Lets take it to be Os turn and consider the sqaure marked C. There are three possible winning lines through this square: horizontally, vertically and diagonally. Each of these lines will be assigned a value and the value of the square will be the sum of these three values. Lets look at these three values in turn.
Horizontally:
There is one O on this line which is one of yours. Therefore going in square C will mean a line of 2. This scores 10.
Vertically:
There are no counters on this line. Therefore going in square C will start a new line. This scores 4.
Diagonally:
There are two of Os opponents counters on this line. Therefore if not going in square C will allow X to go there and win the game. This score 40.
Total:
The value for the square marked C then is the total of these three scores which is 54.

LAYER 4

Layer 4 is the final layer introducing the concept of having turns and abiding other strict rules of play.

The window labled 'Play' shows the scores the computer evaluated on its turn. The computer moves very quickly so you cannot see these values. The square it chose is highlighted by a red square.

The window labled 'Gamestate' is the window you actually play in. To place counters use the same mouse buttons as before but on this board instead. There are three extra buttons. The green button entitled "INITIALISE" will clear the board and start a new game. The yellow button initially titled "O TO PLAY" can be clicked to change who will start, O or X. The cyan button initially titled "Computer On" is used to turn the computer play on or off. The white panel bellow these buttons displays whose turn it is to play.

If the computer is playing, it will be X and the user will be O.

To play without the computer playing, use the left mouse button to place an O and the right mouse button to place an X.

NB: You can still cheat by clicking on the status board. This is blatant cheating as clicking in that layer of the model does not constitute playing the game.

THINGS TO TRY

Change the lines

This effectively makes new games with the computer using the same strategy, but human players will not be able to rely on memory of positions, but only on strategy.

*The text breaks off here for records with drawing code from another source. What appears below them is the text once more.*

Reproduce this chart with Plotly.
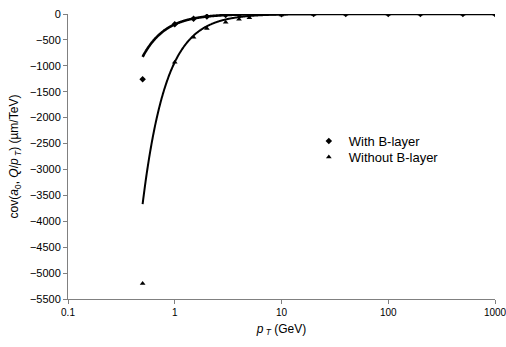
import numpy as np
import plotly.graph_objects as go

# Transverse momentum points (GeV)
pt = [0.5, 1, 1.5, 2, 3, 4, 5, 10, 20, 40, 100, 200, 500, 1000]

# cov(a0, Q/pT) in um/TeV
cov_with_blayer = [-1260, -200, -90, -50, -20, -12, -8, -3, -1, 0, 0, 0, 0, 0]
cov_without_blayer = [-5200, -930, -450, -280, -160, -100, -70, -20, -5, -2, -1, 0, 0, 0]

# Power-law trendline coefficients: y = -A * pT^(-B)
trend_with = (200.0, 2.05)
trend_without = (930.0, 1.98)

y_ticks = list(range(-5500, 1, 500))
x_ticks = [0.1, 1, 10, 100, 1000]
x_tick_labels = ["0.1", "1", "10", "100", "1000"]

FONT = "Liberation Sans, Arial, sans-serif"

pt_fine = np.logspace(np.log10(pt[0]), np.log10(pt[-1]), 600)


def trend(coef):
    a, b = coef
    return -a * pt_fine ** (-b)


fig = go.Figure()

fig.add_trace(go.Scatter(
    x=pt_fine, y=trend(trend_with), mode="lines",
    line=dict(color="black", width=2.6, shape="spline"), showlegend=False, hoverinfo="skip"))
fig.add_trace(go.Scatter(
    x=pt_fine, y=trend(trend_without), mode="lines",
    line=dict(color="black", width=2, shape="spline"), showlegend=False, hoverinfo="skip"))

fig.add_trace(go.Scatter(
    x=pt, y=cov_with_blayer, mode="markers", name="With B-layer",
    marker=dict(symbol="diamond", size=5, color="black"), legend="legend"))
fig.add_trace(go.Scatter(
    x=pt, y=cov_without_blayer, mode="markers", name="Without B-layer",
    marker=dict(symbol="triangle-up", size=5, color="black"), legend="legend2"))

axis_color = "#808080"
legend_style = dict(
    xanchor="left", yanchor="middle",
    bgcolor="rgba(0,0,0,0)", borderwidth=0,
    font=dict(family=FONT, size=13, color="black"),
    itemwidth=30,
)

fig.update_layout(
    width=506, height=347,
    margin=dict(l=68, r=11, t=14, b=48),
    paper_bgcolor="white", plot_bgcolor="white",
    font=dict(family=FONT, size=11, color="black"),
    legend=dict(x=0.564, y=0.554, **legend_style),
    legend2=dict(x=0.564, y=0.498, **legend_style),
    xaxis=dict(
        type="log", range=[-1, 3],
        tickvals=x_ticks, ticktext=x_tick_labels,
        showgrid=False, zeroline=False,
        showline=True, linecolor=axis_color, linewidth=1,
        ticks="outside", ticklen=4, tickcolor=axis_color,
        ticklabeloverflow="allow",
        tickfont=dict(family=FONT, size=10, color="black"),
        title=dict(text="<i>p</i><sub> <i>T</i></sub> (GeV)",
                   font=dict(family=FONT, size=12, color="black"),
                   standoff=7),
        automargin=False,
    ),
    yaxis=dict(
        range=[-5500, 0],
        tickvals=y_ticks,
        showgrid=False, zeroline=False,
        showline=True, linecolor=axis_color, linewidth=1,
        ticks="outside", ticklen=4, tickcolor=axis_color,
        tickfont=dict(family=FONT, size=11, color="black"),
        title=dict(text="cov(<i>a</i><sub>0</sub>, <i>Q</i>/<i>p</i><sub> <i>T</i></sub>) (µm/TeV)",
                   font=dict(family=FONT, size=12, color="black"),
                   standoff=8),
        automargin=False,
    ),
)

fig.write_html("out.html")
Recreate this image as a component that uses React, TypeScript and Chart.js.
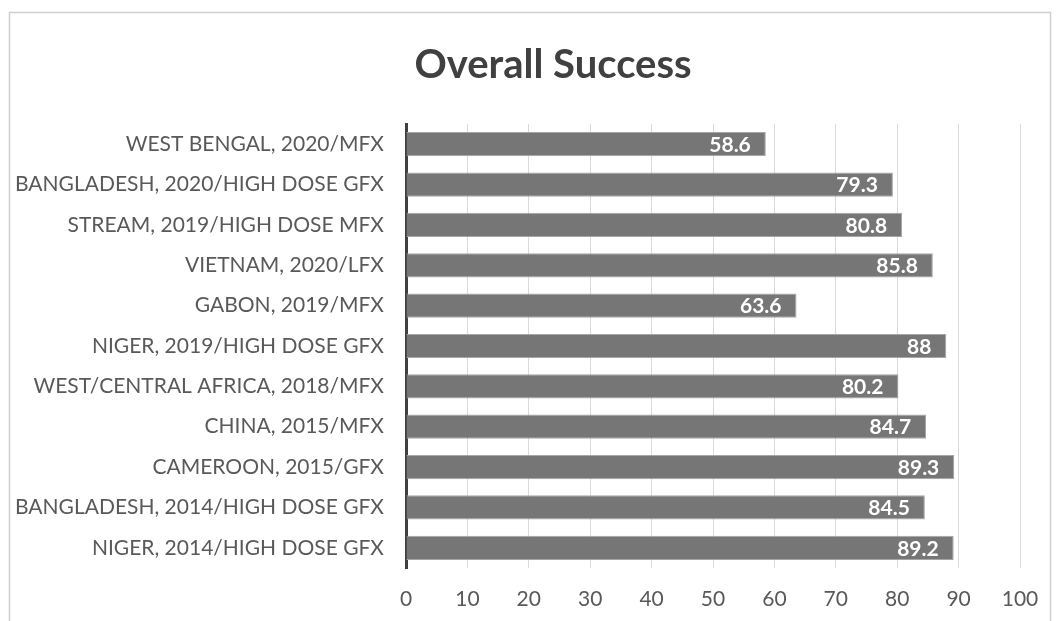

Some good examples to try are:

lines=[[1,5,9],[3,5,7],[2,5,8],[4,5,6],[4,1,2],[2,3,6],[6,9,8],[8,7,4]];
lines=[[1,4,7],[2,5,9],[3,6,7],[2,4,7],[3,5,8],[1,6,9],[1,2,3],[7,8,9]];

To save you typing in these long definitions, some possible values for the lines variable are provided as lines0 and lines1 etc. Assign values to lines using, for example lines = lines0;.

Beat the computer

With its normal strategy with the normal winning lines, it is possible to beat the computer. See if you can beat it.